Brazil has reached Covid-19 global epicenter status, but it is unlikely that President Jair Bolsonaro will change his denialist rhetoric on the importance of mask-wearing, social isolation, or lockdowns. It was hoped that following the re-emergence of former president Luiz Inacio Lula da Silva as a plausible 2022 presidential contender the president would soften his approach to the health crisis and attenuate his rage against governors, the media, and the pandemic itself. Hours after Lula’s first press conference on 10 March, the president appeared wearing a mask for the first time during the pandemic. Last weekend he seemed all set to replace General Eduardo Pazuello as health minister, which would seemingly complete a full volte face in his ways towards the Covid-19 tragedy.
That did not happen, however. After interviewing Ludmilla Hajjar, a prominent cardiologist who has been a staunch defender of masks, lockdowns, and vaccines, Bolsonaro gave in to his militant base on social media who strongly opposed her appointment to the ministry. Hajjar was reported to have suffered threats, including the invasion of her hotel room, and has since been driving an armored car along with her own private security. The president opted for another cardiologist, a supporter since the 2018 campaign days, Marcelo Quiroga, whose first public intervention was to say that he was going to follow the directives of “the popularly elected president.” Bolsonaro has since said that no country in the world is dealing well with the crisis and has questioned whether fast-growing ICU occupancies derive exclusively from Covid-19 cases.
The pandemic has never been so grave.
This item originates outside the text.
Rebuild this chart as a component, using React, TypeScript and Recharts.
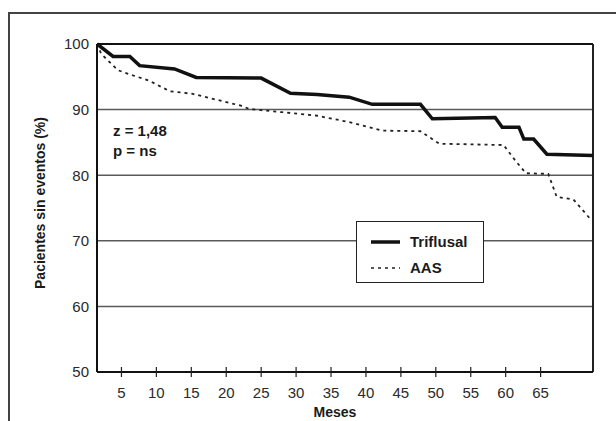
import React from 'react';
import { LineChart, Line, XAxis, YAxis, CartesianGrid, ReferenceLine } from 'recharts';

// Kaplan-Meier style curves: [month, % without events]
const triflusalMonths = [1.5, 3.8, 6.2, 7.6, 12.6, 15.7, 25, 29.2, 33, 37.6, 40.9, 47.8, 49.5, 58.5, 59.5, 61.9, 62.6, 64, 65.9, 72.5];
const triflusalValues = [100, 98.1, 98.1, 96.7, 96.2, 94.9, 94.8, 92.5, 92.3, 91.9, 90.8, 90.8, 88.6, 88.8, 87.3, 87.3, 85.5, 85.5, 83.2, 83.0];

const aasMonths = [1.5, 2.1, 4.5, 6.4, 9, 11.9, 15.2, 22.1, 23.3, 28, 32.8, 37.6, 42.3, 47.8, 50.5, 59.7, 61.4, 62.9, 66.1, 67.3, 69.7, 72.3];
const aasValues = [100, 98.5, 96.0, 95.3, 94.4, 92.8, 92.4, 90.6, 90.1, 89.6, 89.1, 88.1, 86.8, 86.7, 84.8, 84.6, 82.2, 80.3, 80.2, 76.7, 76.3, 73.1];

const xTicks = [5, 10, 15, 20, 25, 30, 35, 40, 45, 50, 55, 60, 65];
const yTicks = [50, 60, 70, 80, 90, 100];

const seriesNames = ['Triflusal', 'AAS'];
const annotationLines = ['z = 1,48', 'p = ns'];
const xLabel = 'Meses';
const yLabel = 'Pacientes sin eventos (%)';

const triflusalData = triflusalMonths.map((m, i) => ({ mes: m, valor: triflusalValues[i] }));
const aasData = aasMonths.map((m, i) => ({ mes: m, valor: aasValues[i] }));

const FONT = '"Liberation Sans", Arial, Helvetica, sans-serif';

const XTick = (props: any) => {
  const { x, y, payload } = props;
  return (
    <g>
      <line x1={x} x2={x} y1={y - 5} y2={y + 5} stroke="#222" strokeWidth={1.2} />
      <text x={x} y={y + 26} textAnchor="middle" fill="#2a2a2a" fontSize={15} fontFamily={FONT}>
        {payload.value}
      </text>
    </g>
  );
};

export default function App() {
  return (
    <div style={{ position: 'absolute', left: 0, top: 0, width: 616, height: 421, background: '#fff', overflow: 'hidden' }}>
      <div
        style={{
          position: 'absolute',
          left: 8,
          top: 12,
          width: 640,
          height: 440,
          borderLeft: '2px solid #444',
          borderTop: '2px solid #444',
        }}
      />
      <div style={{ position: 'absolute', left: 0, top: 0 }}>
        <LineChart width={616} height={421} margin={{ top: 44, right: 23, bottom: 0, left: 0 }}>
          <CartesianGrid vertical={false} stroke="#5a5a5a" strokeWidth={1.5} />
          <XAxis
            dataKey="mes"
            type="number"
            domain={[1.5, 72.5]}
            ticks={xTicks}
            allowDataOverflow
            height={49}
            tickSize={0}
            tickMargin={0}
            tickLine={false}
            tick={<XTick />}
            axisLine={{ stroke: '#111', strokeWidth: 2 }}
          />
          <YAxis
            type="number"
            domain={[50, 100]}
            ticks={yTicks}
            width={97}
            tickLine={false}
            tickSize={8}
            tickMargin={0}
            tick={{ fill: '#2a2a2a', fontSize: 15, fontFamily: FONT }}
            axisLine={{ stroke: '#111', strokeWidth: 2 }}
          />
          <ReferenceLine y={100} stroke="#111" strokeWidth={2} />
          <ReferenceLine x={72.5} stroke="#222" strokeWidth={2} />
          <Line
            data={triflusalData}
            dataKey="valor"
            name={seriesNames[0]}
            type="linear"
            stroke="#111"
            strokeWidth={3.5}
            dot={false}
            isAnimationActive={false}
          />
          <Line
            data={aasData}
            dataKey="valor"
            name={seriesNames[1]}
            type="linear"
            stroke="#222"
            strokeWidth={1.8}
            strokeDasharray="3 4"
            dot={false}
            isAnimationActive={false}
          />
        </LineChart>
      </div>
      <div
        style={{
          position: 'absolute',
          left: 356,
          top: 221,
          width: 126,
          height: 60,
          border: '1.5px solid #222',
          background: '#fff',
        }}
      >
        <svg width={126} height={60} style={{ position: 'absolute', left: 0, top: 0 }}>
          <line x1={14} x2={43} y1={20} y2={20} stroke="#111" strokeWidth={3.5} />
          <text x={53} y={25} fontSize={15} fontWeight={700} fill="#1a1a1a" fontFamily={FONT}>{seriesNames[0]}</text>
          <line x1={14} x2={43} y1={46} y2={46} stroke="#222" strokeWidth={1.5} strokeDasharray="3 4" />
          <text x={53} y={51} fontSize={15} fontWeight={700} fill="#1a1a1a" fontFamily={FONT}>{seriesNames[1]}</text>
        </svg>
      </div>
      <svg width={616} height={421} style={{ position: 'absolute', left: 0, top: 0, pointerEvents: 'none' }}>
        <text x={113} y={136} fontSize={15} fontWeight={700} fill="#1a1a1a" fontFamily={FONT}>{annotationLines[0]}</text>
        <text x={113} y={156} fontSize={15} fontWeight={700} fill="#1a1a1a" fontFamily={FONT}>{annotationLines[1]}</text>
        <text
          x={0}
          y={0}
          transform="translate(45, 203) rotate(-90)"
          textAnchor="middle"
          fontSize={14}
          fontWeight={700}
          fill="#1a1a1a"
          fontFamily={FONT}
        >
          {yLabel}
        </text>
        <text x={335} y={417} textAnchor="middle" fontSize={14} fontWeight={700} fill="#1a1a1a" fontFamily={FONT}>
          {xLabel}
        </text>
      </svg>
    </div>
  );
}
Infections have reached more than 90,000 per day and the weekly variable death average has been increasing for the last 19 days, having overtaken the US. Deaths have been above 2,000 per day since 10 March and are expected to reach 3,000 before the end of the month. Twenty-four states and Brasilia, of twenty-seven federal units, have ICU occupancies above 80% and fifteen above 90% in the national health system (SUS). Only 5% of the population has been vaccinated but vaccines are already scarce. For the first time, lockdowns are being enforced through total movement control and the imposition of fines. Brazil’s situation should not improve until further vaccine imports and local production combine to decrease the pressure on containment measures – which is likely to be months away.
As for Bolsonaro, the episode of the change at the helm of the health ministry confirmed that the president continues to put ego before expediency as a way of governing – even in a national emergency. His rejection of Hajjar – who favors empirically demonstrable prevention measures against Covid-19 – was serious in its own right. The fact that Hajjar was publicly favored by new House Speaker Arthur Lira, the allied governor of Goias Ronaldo Caiado and Supreme Court judges Dias Toffoli and Gilmar Mendes, however, made the rejection politically unwise at a time when 54% of the population disapprove of Bolsonaro’s handling of the pandemic (six percentage points above the January mark). The pandemic will not stop haunting the president, but his bullheadedness is likely to produce a further meltdown in popularity before he reacts in his own best electoral interests.